The School of Globalism

SUBHEAD: The Middle East / North Africa / Central Asia war zone is steadily combusting.

By James Kunstler on 6 April 2015 for Kunstler.com-
(http://kunstler.com/clusterfuck-nation/the-school-of-globalism/)


Image above: Fierce fighting and a Saudi-led bombing campaign against Houthi rebels that have killed many civilians. From (http://www.nbcnews.com/news/world/yemen-crisis-saudis-bomb-targets-bid-weaken-shiite-rebels-n330771).

"…we may be headed into a world where capital is abundant, deflationary pressures are substantial and demand could be in short supply for quite some time.”
—Lawrence Summers, former Secretary of the Treasury
Professor Summers must be reading Ben Bernanke’s new blog. Or maybe he’s writing it for walking-around money. At $250,000 a pop for making a speech, Mr. Bernanke can certainly afford to pay high-toned hacks to polish his spin-o-nomics.

Raillery aside, Mr. Summers’ utterance provokes some pretty fundamental questions: what exactly is this world we’re heading into, and what exactly does that capital consist of?

It is, first, a world of unraveling globalism. So many people who should know better — members of the supposed thinking class who have suspended their thinking — swallowed Tom Friedman’s dictum that globalism was here to stay, a permanent new feature of the human condition. File that idea in the dead letter office, along with Francis Fukuyama’s The End of History.
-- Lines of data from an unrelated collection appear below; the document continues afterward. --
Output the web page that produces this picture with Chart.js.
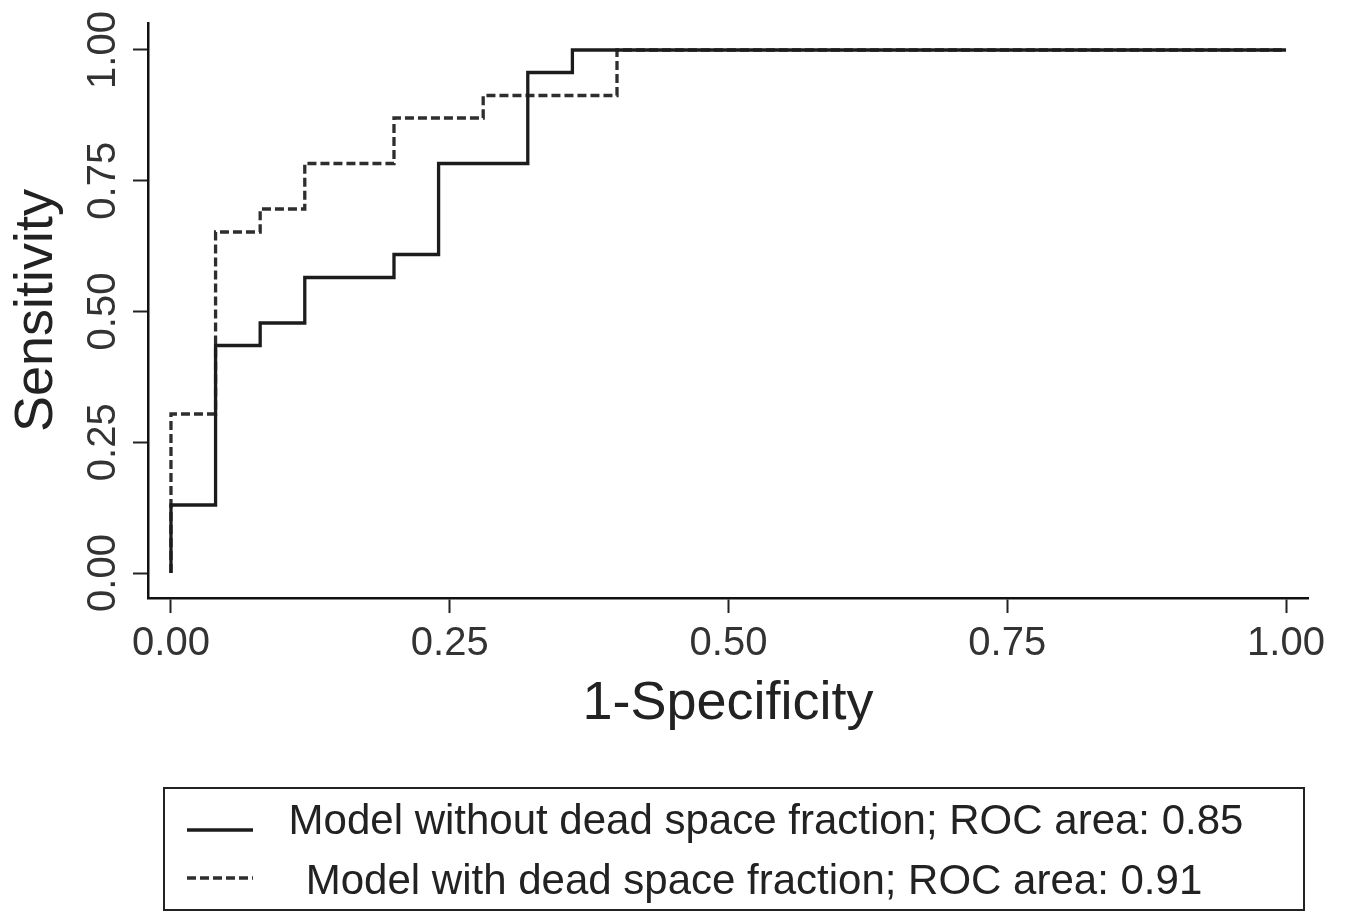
<!DOCTYPE html>
<html>
<head>
<meta charset="utf-8">
<script src="https://cdn.jsdelivr.net/npm/chart.js@4/dist/chart.umd.min.js"></script>
<style>
  body { margin: 0; background: #fff; }
  canvas { display: block; }
</style>
</head>
<body>
<canvas id="canvas" width="1347" height="914"></canvas>
<script>
// ROC points (1-specificity, sensitivity)
const fprWithout = [0, 0, 0.04, 0.08, 0.12, 0.20, 0.24, 0.32, 0.36, 1.00];
const tprWithout = [0, 0.13, 0.435, 0.478, 0.565, 0.609, 0.783, 0.957, 1.00, 1.00];
const fprWith = [0, 0, 0.04, 0.08, 0.12, 0.20, 0.28, 0.40, 1.00];
const tprWith = [0, 0.304, 0.652, 0.696, 0.783, 0.870, 0.913, 1.00, 1.00];

const seriesLabels = [
    'Model without dead space fraction; ROC area: 0.85',
    'Model with dead space fraction; ROC area: 0.91'
];
const xTicks = [0, 0.25, 0.5, 0.75, 1];
const yTicks = [0, 0.25, 0.5, 0.75, 1];

const FONT = "'Liberation Sans', Arial, sans-serif";

function toPoints(xs, ys){
    return xs.map((x, i) => ({x: x, y: ys[i]}));
}

// stata-like boxed legend under the plot
const boxLegend = {
    id: 'boxLegend',
    afterDraw(chart, args, opts){
        const ctx = chart.ctx;
        ctx.save();
        ctx.strokeStyle = '#222';
        ctx.lineWidth = 2;
        ctx.strokeRect(opts.left, opts.top, opts.width, opts.height);
        ctx.font = opts.fontSize + 'px ' + FONT;
        ctx.fillStyle = '#222';
        ctx.textAlign = 'center';
        ctx.textBaseline = 'middle';
        chart.data.datasets.forEach((ds, i) => {
            const row = opts.rows[i];
            ctx.beginPath();
            ctx.lineWidth = ds.borderWidth;
            ctx.strokeStyle = ds.borderColor;
            ctx.setLineDash(ds.borderDash || []);
            ctx.moveTo(opts.keyX1, row.keyY);
            ctx.lineTo(opts.keyX2, row.keyY);
            ctx.stroke();
            ctx.setLineDash([]);
            ctx.fillText(ds.label, row.textX, row.textY);
        });
        ctx.restore();
    }
};

const ctx = document.getElementById('canvas').getContext('2d');

const myChart = new Chart(ctx, {
    type: 'scatter',
    data: {
        datasets: [{
            label: seriesLabels[0],
            data: toPoints(fprWithout, tprWithout),
            showLine: true,
            stepped: 'before',
            borderColor: '#1c1c1c',
            borderWidth: 3.3,
            pointRadius: 0,
            fill: false
        },
        {
            label: seriesLabels[1],
            data: toPoints(fprWith, tprWith),
            showLine: true,
            stepped: 'before',
            borderColor: '#2e2e2e',
            borderWidth: 3.3,
            borderDash: [9, 4],
            pointRadius: 0,
            fill: false
        }]
    },
    options: {
        responsive: false,
        animation: false,
        layout: {
            padding: {top: 23, right: 39, bottom: 183, left: 0}
        },
        plugins: {
            legend: {display: false},
            tooltip: {enabled: false},
            boxLegend: {
                left: 164, top: 788, width: 1140, height: 122,
                keyX1: 187, keyX2: 253, fontSize: 42,
                rows: [
                    {keyY: 830, textX: 766, textY: 822},
                    {keyY: 878, textX: 754, textY: 882}
                ]
            }
        },
        scales: {
            x: {
                type: 'linear',
                min: -0.0206,
                max: 1.0197,
                afterBuildTicks: (scale) => { scale.ticks = xTicks.map(v => ({value: v})); },
                afterFit: (scale) => { scale.height = 133; },
                grid: {
                    drawOnChartArea: false,
                    drawTicks: true,
                    tickLength: 15,
                    tickWidth: 2,
                    tickColor: '#222'
                },
                border: {display: true, color: '#111', width: 2.5},
                ticks: {
                    padding: 7,
                    color: '#333',
                    font: {family: FONT, size: 40},
                    callback: (v) => Number(v).toFixed(2)
                },
                title: {
                    display: true,
                    text: '1-Specificity',
                    color: '#222',
                    font: {family: FONT, size: 54, lineHeight: 1},
                    padding: {top: 0, bottom: 0}
                }
            },
            y: {
                type: 'linear',
                min: -0.0478,
                max: 1.0516,
                afterBuildTicks: (scale) => { scale.ticks = yTicks.map(v => ({value: v})); },
                afterFit: (scale) => { scale.width = 148; },
                grid: {
                    drawOnChartArea: false,
                    drawTicks: true,
                    tickLength: 15,
                    tickWidth: 2,
                    tickColor: '#222'
                },
                border: {display: true, color: '#111', width: 2.5},
                ticks: {
                    minRotation: 90,
                    maxRotation: 90,
                    crossAlign: 'center',
                    padding: -10,
                    color: '#333',
                    font: {family: FONT, size: 40},
                    callback: (v) => Number(v).toFixed(2)
                },
                title: {
                    display: true,
                    text: 'Sensitivity',
                    color: '#222',
                    font: {family: FONT, size: 54, lineHeight: 1},
                    padding: {top: 10, bottom: 0}
                }
            }
        }
    },
    plugins: [boxLegend]
});
</script>
</body>
</html>
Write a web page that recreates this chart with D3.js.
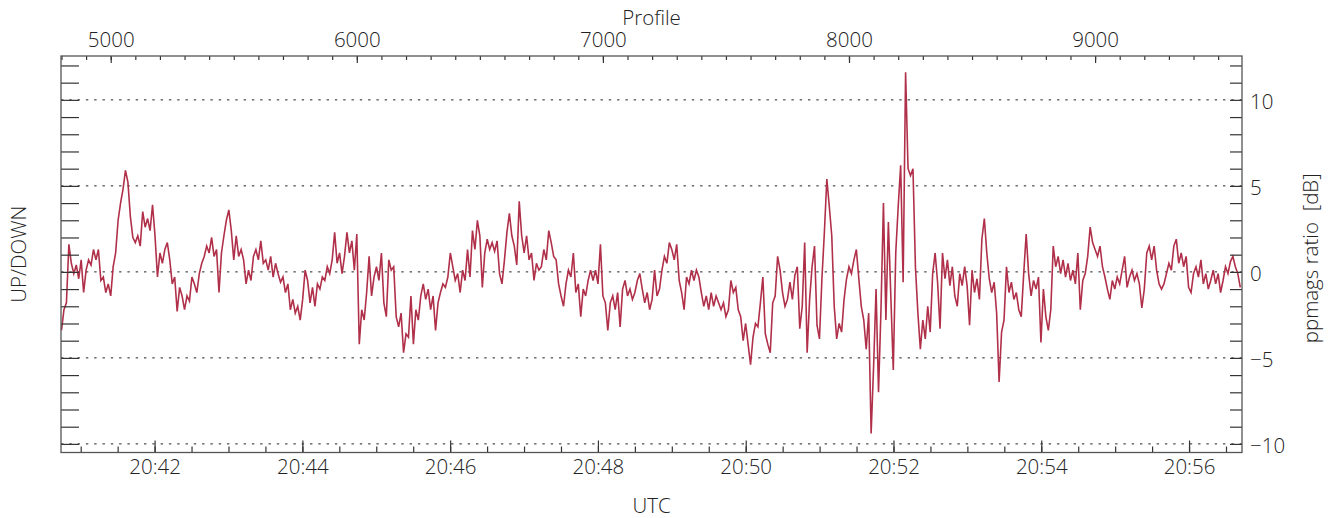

With the help of competitive central bank racketeering, desperate nations have propelled themselves from financial disorder to geopolitical turmoil and history marches on — lately to the ululations of gleeful beheaders. Friedman’s flat world was predicated on a dominant and sound American polity, and we’ll have neither in that world Mr. Summers says we’re moving into.

In fact the first condition was predicated on the second: that America would continue to dominate the global economy because its polity was sound. We have clearly blown that by rigging together a corrupt troika of banks, market swindlers, and captive eunuch officials who expanded the financial sector of the economy from 5 percent to more than 40 percent, largely by pillaging the middle class and destroying the basis of their income.

The USA set the tone for 21st century magical finance, in which “wealth” was “created” by digital accounting fraud. The effects at home are visible on our landscape of suburban hyperwaste and decrepitating older towns and cities.

One might say the main effect of the 50-year-long Friedman globalism orgy was the schooling of other nations in American-style financial fraud. Surely China has now surpassed the USA, considering the structural perversities of their banking and government relations.

They really don’t have to account to anybody, including themselves, and the numbers they publish must be even more fantastical than the junk statistics produced by the US BLS. Europe has been a star pupil and only a few months ago announced a Quantitative Easing (fake capital creation) program as ambitious as America’s have been. Japan, of course, is just marking time until it quietly slips away and goes medieval.

Global disintegration has advanced furthest, not surprisingly, in the fragile band of regions most strung out on the primary commodity: oil. The Middle East / North Africa / Central Asia war zone is steadily combusting, and there is no sign of resolution across the whole of it, only the promise that conflict will get worse.

Saudi Arabia was the cornerstone of that district, and the senile Saudi leadership finds itself in peril as its military pretends to support splintering Yemen. The other Arabian princes of other non-Saud clans must be watching the spectacle with wonder and nausea. When Arabia blows up, that will truly be the beginning of the end.

The foregoing leads to that other original question: what is that “capital” we’re counting on? I’d propose that it doesn’t exist. It is a figment engraved on the hard drives of the world, a ghost that haunts the people still in charge of that disintegrating global economy.

There is still wealth in the world, but a lot less than people such as Larry Summers say there is.